Suppose we have found a variable $z$ such that

(2) $Cov(z,x)\neq 0$ (IV existence condition)

and

(3) $Cov(z,e)=0$ (IV consistency condition).

Such a variable $z$ is called an instrument for $x$. Following the simplified derivation for the OLS estimator, plug (1) in $Cov_u(z,y)=Cov_u(z,a+bx+e)$ (using linearity of covariance) $=Cov_u(z,a)+bCov_u(z,x)+Cov_u(z,e)$ (formally letting $Cov_u(z,e)=0$) $=bCov_u(z,x)$.

Solving this for $b$ and putting a hat on it, we arrive to the IV estimator:

(4) $\hat{b}=\frac{Cov_u(z,y)}{Cov_u(z,x)}$.

### Consistency

To obtain the working representation, plug (1) in (4): $\hat{b}=\frac{Cov_u(z,a+bx+e)}{Cov_u(z,x)}$ $=\frac{Cov_u(z,a)+bCov_u(z,x)+Cov_u(z,e)}{Cov_u(z,x)}$ $=b+\frac{Cov_u(z,e)}{Cov_u(z,x)}$.

Repeating what we did for the OLS estimator, we get consistency from (2) and (3): $\text{plim}\hat{b}=\text{plim}\left[b+\frac{Cov_u(z,e)}{Cov_u(z,x)}\right]=\text{plim}b+\text{plim}\frac{Cov_u(z,e)}{Cov_u(z,x)}$ $=b+\frac{\text{plim}Cov_u(z,e)}{\text{plim}Cov_u(z,x)}=b+\frac{Cov(z,e)}{Cov(z,x)}=b.$

Now you can see why (2) and (3) have been imposed.

Remark 1. Sometimes in addition to (2) and (3) people say that the instrument should not be perfectly correlated with the regressor.

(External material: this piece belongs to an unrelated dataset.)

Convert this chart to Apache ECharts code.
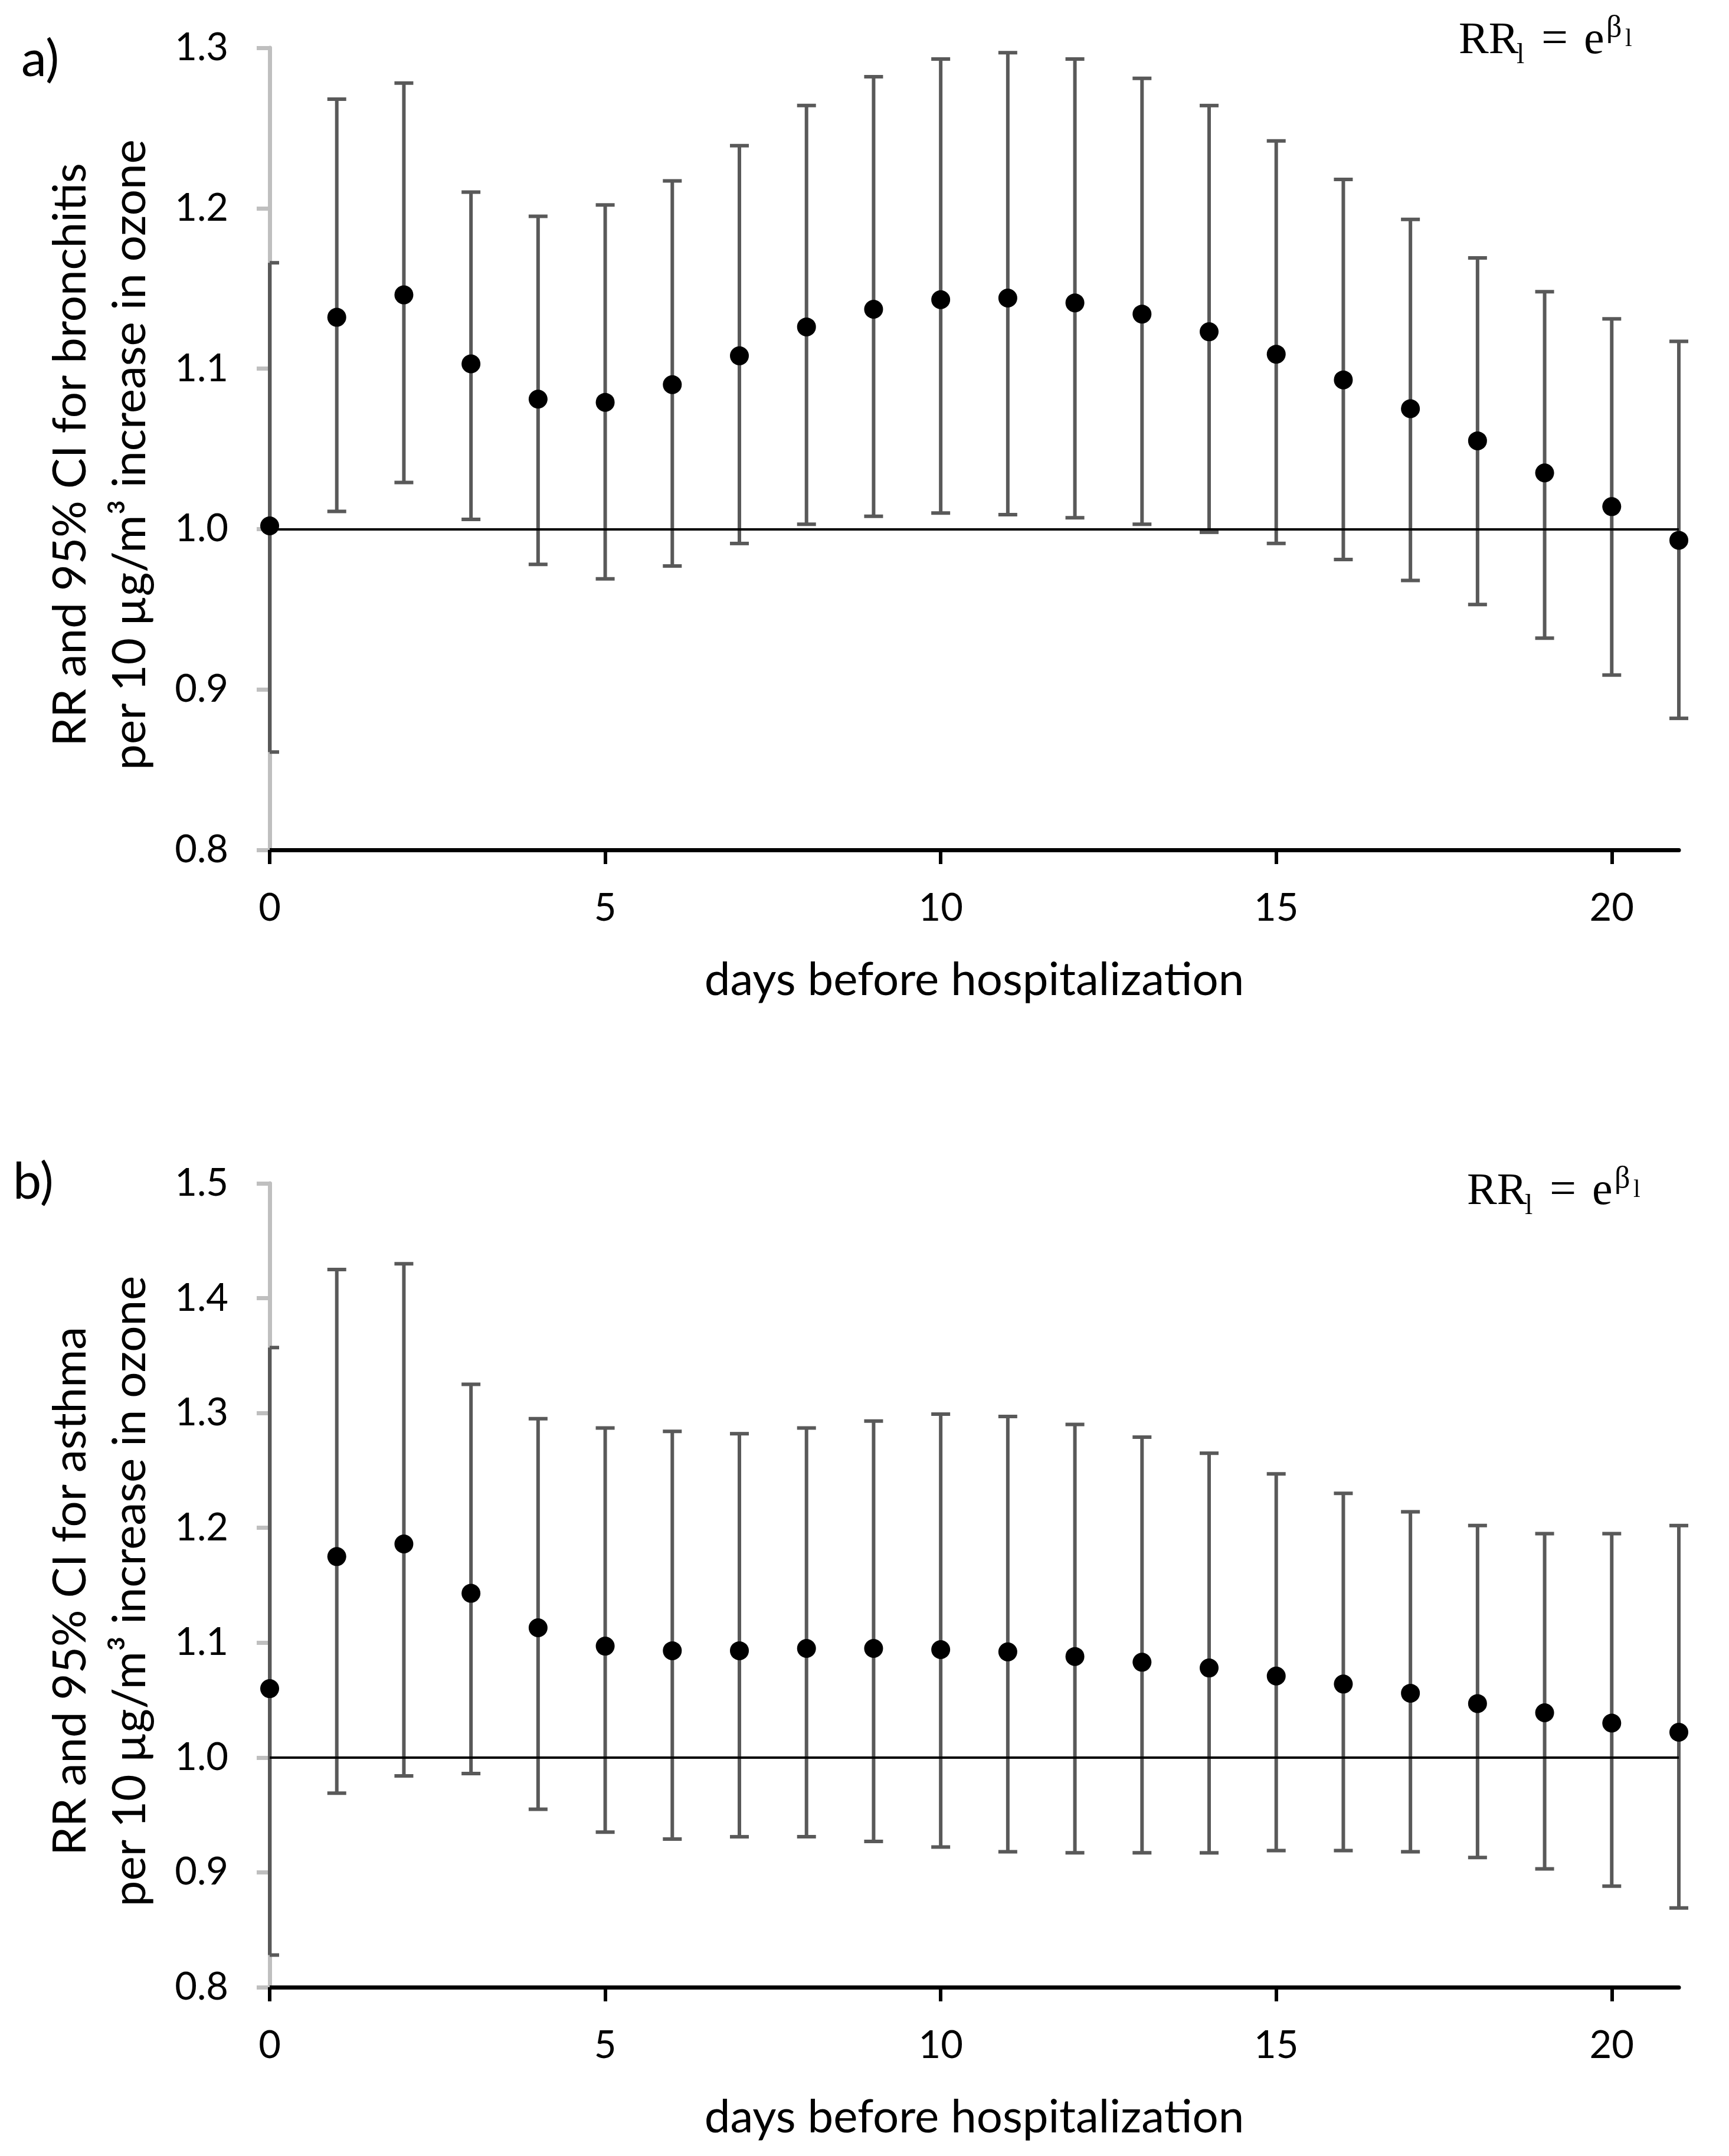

This is because if $z,x$ are perfectly correlated, then $z$ is a linear function of $x$ $z=c+dx$, with $d\ne 0$, so that $Cov(z,e)=dCov(x,e)\ne 0$ and (3) is impossible.

Remark 2. An instrument is not the same thing as a proxy. If $x$ cannot be measured and we replace it by a close variable $z$ that can be measured (which then is called a proxy for $x$), instead of (1) we obtain $y_i=a+bz_i+e_i$ and the slope estimator will be the usual OLS estimator, not IV.